-- Start PROVIDED MATERIAL --
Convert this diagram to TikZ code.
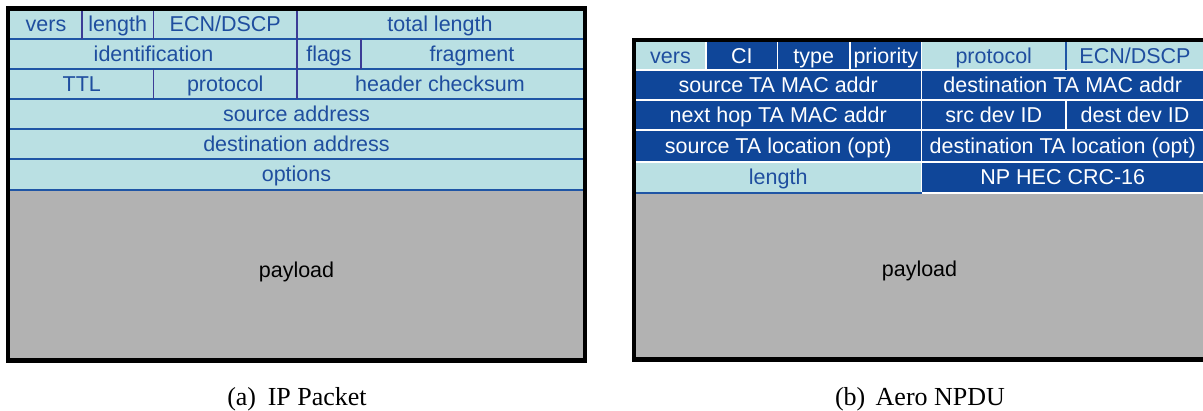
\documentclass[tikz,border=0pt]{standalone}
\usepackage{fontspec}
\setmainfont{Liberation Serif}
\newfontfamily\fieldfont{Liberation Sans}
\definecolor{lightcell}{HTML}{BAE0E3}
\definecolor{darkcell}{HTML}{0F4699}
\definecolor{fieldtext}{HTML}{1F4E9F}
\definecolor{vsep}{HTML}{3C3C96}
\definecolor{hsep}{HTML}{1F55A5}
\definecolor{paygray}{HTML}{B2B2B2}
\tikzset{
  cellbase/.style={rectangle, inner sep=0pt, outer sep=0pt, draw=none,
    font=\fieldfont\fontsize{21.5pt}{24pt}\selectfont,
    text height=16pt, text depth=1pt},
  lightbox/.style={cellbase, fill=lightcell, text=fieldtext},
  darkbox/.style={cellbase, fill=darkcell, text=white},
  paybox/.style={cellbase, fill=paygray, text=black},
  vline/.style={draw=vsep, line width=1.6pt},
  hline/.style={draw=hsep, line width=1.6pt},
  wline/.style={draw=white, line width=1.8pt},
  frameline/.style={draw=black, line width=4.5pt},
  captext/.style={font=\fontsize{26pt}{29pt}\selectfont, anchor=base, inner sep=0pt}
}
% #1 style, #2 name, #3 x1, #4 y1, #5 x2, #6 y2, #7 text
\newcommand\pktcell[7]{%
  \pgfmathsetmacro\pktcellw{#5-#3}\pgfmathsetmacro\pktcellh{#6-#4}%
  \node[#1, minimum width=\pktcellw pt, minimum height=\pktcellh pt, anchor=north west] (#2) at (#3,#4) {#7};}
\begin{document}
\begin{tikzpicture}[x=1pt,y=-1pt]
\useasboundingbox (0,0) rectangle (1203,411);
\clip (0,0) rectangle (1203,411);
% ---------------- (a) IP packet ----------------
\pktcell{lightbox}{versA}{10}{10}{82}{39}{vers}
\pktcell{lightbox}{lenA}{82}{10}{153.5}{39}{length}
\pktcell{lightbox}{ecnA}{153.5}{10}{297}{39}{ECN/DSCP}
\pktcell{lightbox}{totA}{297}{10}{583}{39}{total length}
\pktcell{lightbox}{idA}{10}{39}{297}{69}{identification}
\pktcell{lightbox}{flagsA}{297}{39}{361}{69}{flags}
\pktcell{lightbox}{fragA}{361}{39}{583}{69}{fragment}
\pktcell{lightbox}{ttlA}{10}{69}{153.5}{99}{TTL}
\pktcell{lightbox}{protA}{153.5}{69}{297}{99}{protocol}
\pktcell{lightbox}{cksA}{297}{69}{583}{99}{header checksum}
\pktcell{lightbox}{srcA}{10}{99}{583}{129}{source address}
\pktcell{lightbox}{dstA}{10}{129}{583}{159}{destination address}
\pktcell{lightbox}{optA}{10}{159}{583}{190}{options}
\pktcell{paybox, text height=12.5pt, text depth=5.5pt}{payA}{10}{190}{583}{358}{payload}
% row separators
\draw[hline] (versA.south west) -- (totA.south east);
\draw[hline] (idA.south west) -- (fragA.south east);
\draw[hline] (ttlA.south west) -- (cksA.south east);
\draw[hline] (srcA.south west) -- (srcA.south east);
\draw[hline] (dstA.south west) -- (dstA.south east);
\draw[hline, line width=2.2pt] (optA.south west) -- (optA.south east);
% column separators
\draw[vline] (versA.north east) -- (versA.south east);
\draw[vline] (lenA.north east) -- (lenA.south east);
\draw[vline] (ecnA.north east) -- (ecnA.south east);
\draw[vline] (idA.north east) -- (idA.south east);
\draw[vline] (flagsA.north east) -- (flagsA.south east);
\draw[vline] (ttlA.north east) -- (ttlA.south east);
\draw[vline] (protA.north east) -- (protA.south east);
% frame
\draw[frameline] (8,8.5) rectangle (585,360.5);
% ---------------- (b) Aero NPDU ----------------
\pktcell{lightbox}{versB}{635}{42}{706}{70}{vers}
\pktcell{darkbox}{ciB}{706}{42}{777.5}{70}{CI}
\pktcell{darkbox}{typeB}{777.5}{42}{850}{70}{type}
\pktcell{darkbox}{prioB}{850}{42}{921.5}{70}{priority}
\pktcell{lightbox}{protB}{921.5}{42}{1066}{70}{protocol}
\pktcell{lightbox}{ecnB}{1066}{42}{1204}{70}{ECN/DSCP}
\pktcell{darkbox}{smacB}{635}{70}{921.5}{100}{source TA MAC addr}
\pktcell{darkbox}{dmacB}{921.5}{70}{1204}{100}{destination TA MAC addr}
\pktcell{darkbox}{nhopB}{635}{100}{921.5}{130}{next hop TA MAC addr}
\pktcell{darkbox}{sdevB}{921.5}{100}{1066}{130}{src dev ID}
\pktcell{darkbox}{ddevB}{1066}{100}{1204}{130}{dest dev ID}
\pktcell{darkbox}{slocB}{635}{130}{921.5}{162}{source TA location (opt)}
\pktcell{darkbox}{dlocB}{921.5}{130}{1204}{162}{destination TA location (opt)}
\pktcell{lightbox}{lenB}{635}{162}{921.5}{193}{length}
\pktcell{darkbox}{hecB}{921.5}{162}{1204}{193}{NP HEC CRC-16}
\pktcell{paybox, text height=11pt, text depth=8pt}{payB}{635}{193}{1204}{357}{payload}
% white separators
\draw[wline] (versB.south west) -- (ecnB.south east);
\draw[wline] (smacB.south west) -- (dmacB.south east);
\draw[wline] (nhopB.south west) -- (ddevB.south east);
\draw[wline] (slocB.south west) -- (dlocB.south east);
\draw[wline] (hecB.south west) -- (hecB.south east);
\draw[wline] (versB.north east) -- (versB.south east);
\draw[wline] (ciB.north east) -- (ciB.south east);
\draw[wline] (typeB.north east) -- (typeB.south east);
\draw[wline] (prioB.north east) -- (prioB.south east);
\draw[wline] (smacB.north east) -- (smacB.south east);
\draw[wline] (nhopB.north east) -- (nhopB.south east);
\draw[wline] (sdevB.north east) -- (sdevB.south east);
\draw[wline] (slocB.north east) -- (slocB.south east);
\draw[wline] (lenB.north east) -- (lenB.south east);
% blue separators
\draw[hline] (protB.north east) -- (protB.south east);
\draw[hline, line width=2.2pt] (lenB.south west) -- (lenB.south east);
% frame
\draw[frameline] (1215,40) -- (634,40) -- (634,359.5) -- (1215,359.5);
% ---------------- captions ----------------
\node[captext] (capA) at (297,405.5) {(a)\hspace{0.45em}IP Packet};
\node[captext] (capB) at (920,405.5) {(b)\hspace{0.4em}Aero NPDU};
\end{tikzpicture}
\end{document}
-- End PROVIDED MATERIAL --
• [WORK REQUIRED]: Reproduce the material above in full and without alteration, but skip all pictures.

• [THE ANSWER]:
Convert this diagram to TikZ code.
\documentclass[tikz,border=0pt]{standalone}
\usepackage{fontspec}
\setmainfont{Liberation Serif}
\newfontfamily\fieldfont{Liberation Sans}
\definecolor{lightcell}{HTML}{BAE0E3}
\definecolor{darkcell}{HTML}{0F4699}
\definecolor{fieldtext}{HTML}{1F4E9F}
\definecolor{vsep}{HTML}{3C3C96}
\definecolor{hsep}{HTML}{1F55A5}
\definecolor{paygray}{HTML}{B2B2B2}
\tikzset{
  cellbase/.style={rectangle, inner sep=0pt, outer sep=0pt, draw=none,
    font=\fieldfont\fontsize{21.5pt}{24pt}\selectfont,
    text height=16pt, text depth=1pt},
  lightbox/.style={cellbase, fill=lightcell, text=fieldtext},
  darkbox/.style={cellbase, fill=darkcell, text=white},
  paybox/.style={cellbase, fill=paygray, text=black},
  vline/.style={draw=vsep, line width=1.6pt},
  hline/.style={draw=hsep, line width=1.6pt},
  wline/.style={draw=white, line width=1.8pt},
  frameline/.style={draw=black, line width=4.5pt},
  captext/.style={font=\fontsize{26pt}{29pt}\selectfont, anchor=base, inner sep=0pt}
}
% #1 style, #2 name, #3 x1, #4 y1, #5 x2, #6 y2, #7 text
\newcommand\pktcell[7]{%
  \pgfmathsetmacro\pktcellw{#5-#3}\pgfmathsetmacro\pktcellh{#6-#4}%
  \node[#1, minimum width=\pktcellw pt, minimum height=\pktcellh pt, anchor=north west] (#2) at (#3,#4) {#7};}
\begin{document}
\begin{tikzpicture}[x=1pt,y=-1pt]
\useasboundingbox (0,0) rectangle (1203,411);
\clip (0,0) rectangle (1203,411);
% ---------------- (a) IP packet ----------------
\pktcell{lightbox}{versA}{10}{10}{82}{39}{vers}
\pktcell{lightbox}{lenA}{82}{10}{153.5}{39}{length}
\pktcell{lightbox}{ecnA}{153.5}{10}{297}{39}{ECN/DSCP}
\pktcell{lightbox}{totA}{297}{10}{583}{39}{total length}
\pktcell{lightbox}{idA}{10}{39}{297}{69}{identification}
\pktcell{lightbox}{flagsA}{297}{39}{361}{69}{flags}
\pktcell{lightbox}{fragA}{361}{39}{583}{69}{fragment}
\pktcell{lightbox}{ttlA}{10}{69}{153.5}{99}{TTL}
\pktcell{lightbox}{protA}{153.5}{69}{297}{99}{protocol}
\pktcell{lightbox}{cksA}{297}{69}{583}{99}{header checksum}
\pktcell{lightbox}{srcA}{10}{99}{583}{129}{source address}
\pktcell{lightbox}{dstA}{10}{129}{583}{159}{destination address}
\pktcell{lightbox}{optA}{10}{159}{583}{190}{options}
\pktcell{paybox, text height=12.5pt, text depth=5.5pt}{payA}{10}{190}{583}{358}{payload}
% row separators
\draw[hline] (versA.south west) -- (totA.south east);
\draw[hline] (idA.south west) -- (fragA.south east);
\draw[hline] (ttlA.south west) -- (cksA.south east);
\draw[hline] (srcA.south west) -- (srcA.south east);
\draw[hline] (dstA.south west) -- (dstA.south east);
\draw[hline, line width=2.2pt] (optA.south west) -- (optA.south east);
% column separators
\draw[vline] (versA.north east) -- (versA.south east);
\draw[vline] (lenA.north east) -- (lenA.south east);
\draw[vline] (ecnA.north east) -- (ecnA.south east);
\draw[vline] (idA.north east) -- (idA.south east);
\draw[vline] (flagsA.north east) -- (flagsA.south east);
\draw[vline] (ttlA.north east) -- (ttlA.south east);
\draw[vline] (protA.north east) -- (protA.south east);
% frame
\draw[frameline] (8,8.5) rectangle (585,360.5);
% ---------------- (b) Aero NPDU ----------------
\pktcell{lightbox}{versB}{635}{42}{706}{70}{vers}
\pktcell{darkbox}{ciB}{706}{42}{777.5}{70}{CI}
\pktcell{darkbox}{typeB}{777.5}{42}{850}{70}{type}
\pktcell{darkbox}{prioB}{850}{42}{921.5}{70}{priority}
\pktcell{lightbox}{protB}{921.5}{42}{1066}{70}{protocol}
\pktcell{lightbox}{ecnB}{1066}{42}{1204}{70}{ECN/DSCP}
\pktcell{darkbox}{smacB}{635}{70}{921.5}{100}{source TA MAC addr}
\pktcell{darkbox}{dmacB}{921.5}{70}{1204}{100}{destination TA MAC addr}
\pktcell{darkbox}{nhopB}{635}{100}{921.5}{130}{next hop TA MAC addr}
\pktcell{darkbox}{sdevB}{921.5}{100}{1066}{130}{src dev ID}
\pktcell{darkbox}{ddevB}{1066}{100}{1204}{130}{dest dev ID}
\pktcell{darkbox}{slocB}{635}{130}{921.5}{162}{source TA location (opt)}
\pktcell{darkbox}{dlocB}{921.5}{130}{1204}{162}{destination TA location (opt)}
\pktcell{lightbox}{lenB}{635}{162}{921.5}{193}{length}
\pktcell{darkbox}{hecB}{921.5}{162}{1204}{193}{NP HEC CRC-16}
\pktcell{paybox, text height=11pt, text depth=8pt}{payB}{635}{193}{1204}{357}{payload}
% white separators
\draw[wline] (versB.south west) -- (ecnB.south east);
\draw[wline] (smacB.south west) -- (dmacB.south east);
\draw[wline] (nhopB.south west) -- (ddevB.south east);
\draw[wline] (slocB.south west) -- (dlocB.south east);
\draw[wline] (hecB.south west) -- (hecB.south east);
\draw[wline] (versB.north east) -- (versB.south east);
\draw[wline] (ciB.north east) -- (ciB.south east);
\draw[wline] (typeB.north east) -- (typeB.south east);
\draw[wline] (prioB.north east) -- (prioB.south east);
\draw[wline] (smacB.north east) -- (smacB.south east);
\draw[wline] (nhopB.north east) -- (nhopB.south east);
\draw[wline] (sdevB.north east) -- (sdevB.south east);
\draw[wline] (slocB.north east) -- (slocB.south east);
\draw[wline] (lenB.north east) -- (lenB.south east);
% blue separators
\draw[hline] (protB.north east) -- (protB.south east);
\draw[hline, line width=2.2pt] (lenB.south west) -- (lenB.south east);
% frame
\draw[frameline] (1215,40) -- (634,40) -- (634,359.5) -- (1215,359.5);
% ---------------- captions ----------------
\node[captext] (capA) at (297,405.5) {(a)\hspace{0.45em}IP Packet};
\node[captext] (capB) at (920,405.5) {(b)\hspace{0.4em}Aero NPDU};
\end{tikzpicture}
\end{document}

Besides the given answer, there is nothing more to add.